Russian Chief Rabbi: “Common ground” with Far-Right Politicians

Back in 1998, far-right Russian politician Vladimir Zhirinovsky caused bemusement with a visit to a concert at a synagogue which had been bombed. The JTA reported at the time:

After the concert, the leader of the ultra-nationalist Liberal Democratic Party got up on stage, said he was outraged by the synagogue bombing and added that he would support any anti-vandalism bill brought before Russia’s Parliament.

Zhirinovsky, who heads the third largest faction in the Duma, the parliament’s lower house, also spoke positively about the Jewish contribution to Russian culture, economy and politics.

…Berel Lazar, the rabbi of the bombed Marina Roscha synagogue, said he was bewildered by Zhirinovsky.

As well he might be:

At a news conference in Moscow [the prior April], Zhirinovsky blamed Jews for starting World War II, provoking the Holocaust, sparking the 1917 Bolshevik revolution — and destroying the country ever since.

However, this was just the unlikely beginning of their even more unlikely relationship. In 2001, Zhirinovsky actually admitted to being himself partly Jewish, but added:

“Why should I reject Russian blood, Russian culture, Russian land, and fall in love with the Jewish people only because of that single drop of blood that my father left in my mother’s body?” he writes.

At that time, Lazar commented that:

…it has become fashionable for people who formerly hid their Jewish roots to advertise them publicly.

“Thousands and thousands of people who knew they were Jewish and were hiding it…are opening up their closets,” he told the Associated Press news agency.

But now the rapprochement between Lazar and Zhirinovsky has become even greater (square brackets in original):

Russian Chief Rabbi Berel Lazar met this week with Vladimir Zhirinovsky and Dmitri Rogozin, the heads of two Russian nationalist parties that disseminate anti-Semitic propaganda.

…Following the meeting, a statement on the official Web site of the Federation of Jewish Communities of the CIS, which Lazar heads, declared: “There is common ground.
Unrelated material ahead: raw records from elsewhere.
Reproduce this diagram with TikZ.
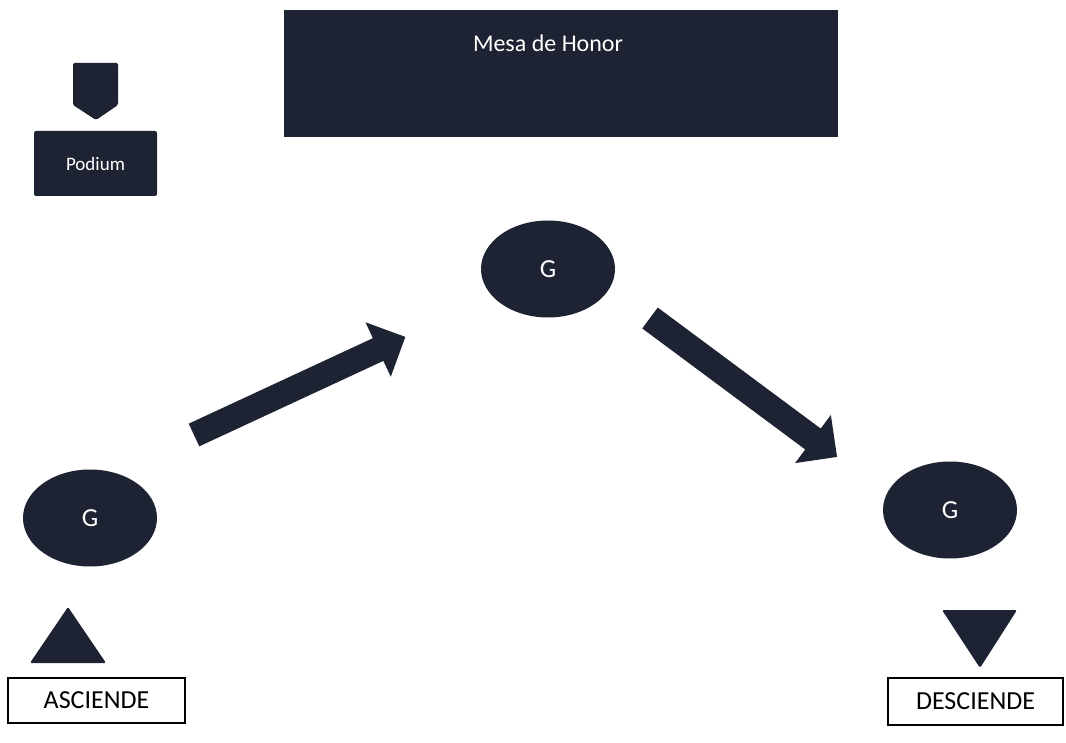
\documentclass[tikz,border=0pt]{standalone}
\usepackage{fontspec}
\setmainfont{Carlito}
\usetikzlibrary{shapes.geometric}
\definecolor{navy}{RGB}{29,35,50}
\tikzset{
  darkbox/.style={draw=none,fill=navy,text=white,inner sep=0pt},
  gnode/.style={ellipse,draw=none,fill=navy,text=white,inner sep=0pt,
     minimum width=134pt,minimum height=97pt,font=\fontsize{26}{30}\selectfont},
  labelbox/.style={draw=black,line width=1.2pt,fill=white,inner sep=0pt,
     font=\fontsize{26}{30}\selectfont},
  blockarrow/.style={fill=navy,draw=none},
}
\begin{document}
\begin{tikzpicture}[x=1pt,y=-1pt]
\useasboundingbox (0,0) rectangle (1066,743);
\fill[white] (0,0) rectangle (1066,743);
% Mesa de Honor
\node[darkbox,minimum width=554pt,minimum height=127pt] (mesa) at (561,73.5) {};
\node[text=white,font=\fontsize{24}{28}\selectfont] (mesatxt) at (548,43) {Mesa de Honor};
% Podium
\node[darkbox,minimum width=123pt,minimum height=65pt,rounded corners=2pt,
      font=\fontsize{19}{22}\selectfont] (podium) at (95.5,163.5) {Podium};
\fill[navy,rounded corners=1.5pt] (73,63) -- (118,63) -- (118,105) -- (96,120) -- (73,105) -- cycle;
% G nodes
\node[gnode] (gtop) at (548,269) {G};
\node[gnode] (gleft) at (90,518) {G};
\node[gnode] (gright) at (950,510) {G};
% block arrows
\begin{scope}[shift={(194,435)},rotate=24.9]
  \fill[blockarrow] (0,-12.5) -- (203,-12.5) -- (203,-30) -- (233,0) -- (203,30) -- (203,12.5) -- (0,12.5) -- cycle;
\end{scope}
\begin{scope}[shift={(650,318)},rotate=-36.6]
  \fill[blockarrow] (0,-13) -- (203,-13) -- (203,-30) -- (233,0) -- (203,30) -- (203,13) -- (0,13) -- cycle;
\end{scope}
% triangles
\fill[navy,rounded corners=1.5pt] (68,607) -- (106,663) -- (30,663) -- cycle;
\fill[navy,rounded corners=1.5pt] (942,610) -- (1017,610) -- (980,668) -- cycle;
% label boxes
\node[labelbox,minimum width=177pt,minimum height=45pt] (asc) at (96.5,700.5) {ASCIENDE};
\node[labelbox,minimum width=175pt,minimum height=47pt] (desc) at (975.5,701.5) {DESCIENDE};
\end{tikzpicture}
\end{document}
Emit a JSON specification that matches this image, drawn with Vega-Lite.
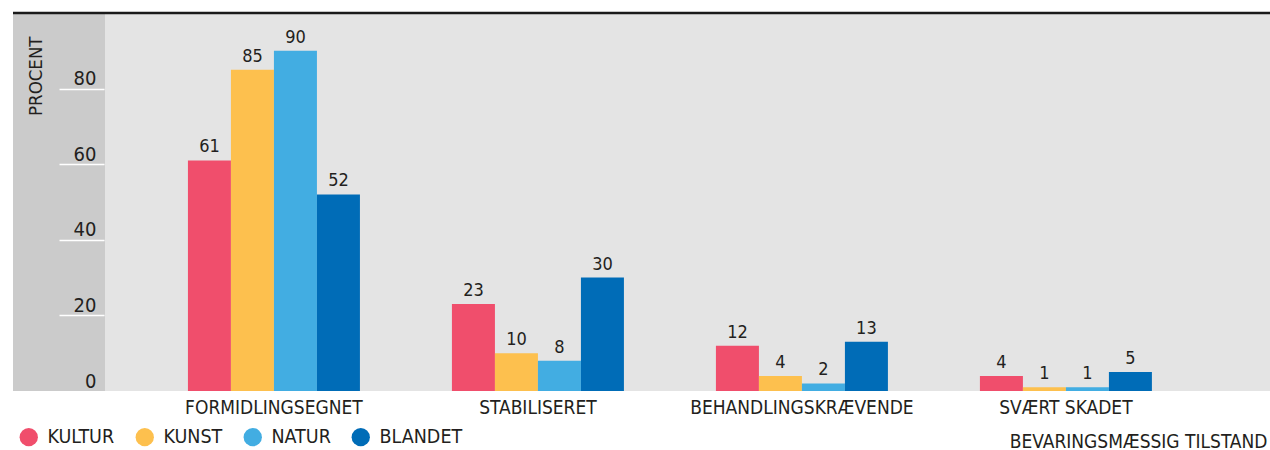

Both sides [the Jews and the nationalist anti-Semites – Y.M.] adopt patriotic positions.”

…A spokesman for Lazar, who was in New York on Wednesday, said: “The Foreign Ministry forgets that the rabbi is committed to the well-being of Jews in Russia. The meetings were public and demonstrate the status of the Jews to all the supporters of these parties; moreover, the two leaders with whom he met undertook not to persist with their [anti-Semitic] declarations.”

Responding to criticism from Israel, a spokesman for the Federation said that:

“…Lazar knows what is beneficial and how to take care of Russia’s Jewish community better than any Foreign Ministry official.”

Dmitri Rogozin’s Rodina (“Motherland”) bloc is also virulently anti-Semitic: its members have called for Judaism to be banned and blamed Israel for the recent bombings in Jordan. Russian prosecutors are also currently investigating a TV advert the bloc recently ran which inferred that dark-skinned immigrants were “trash” that needed to be “cleaned up”.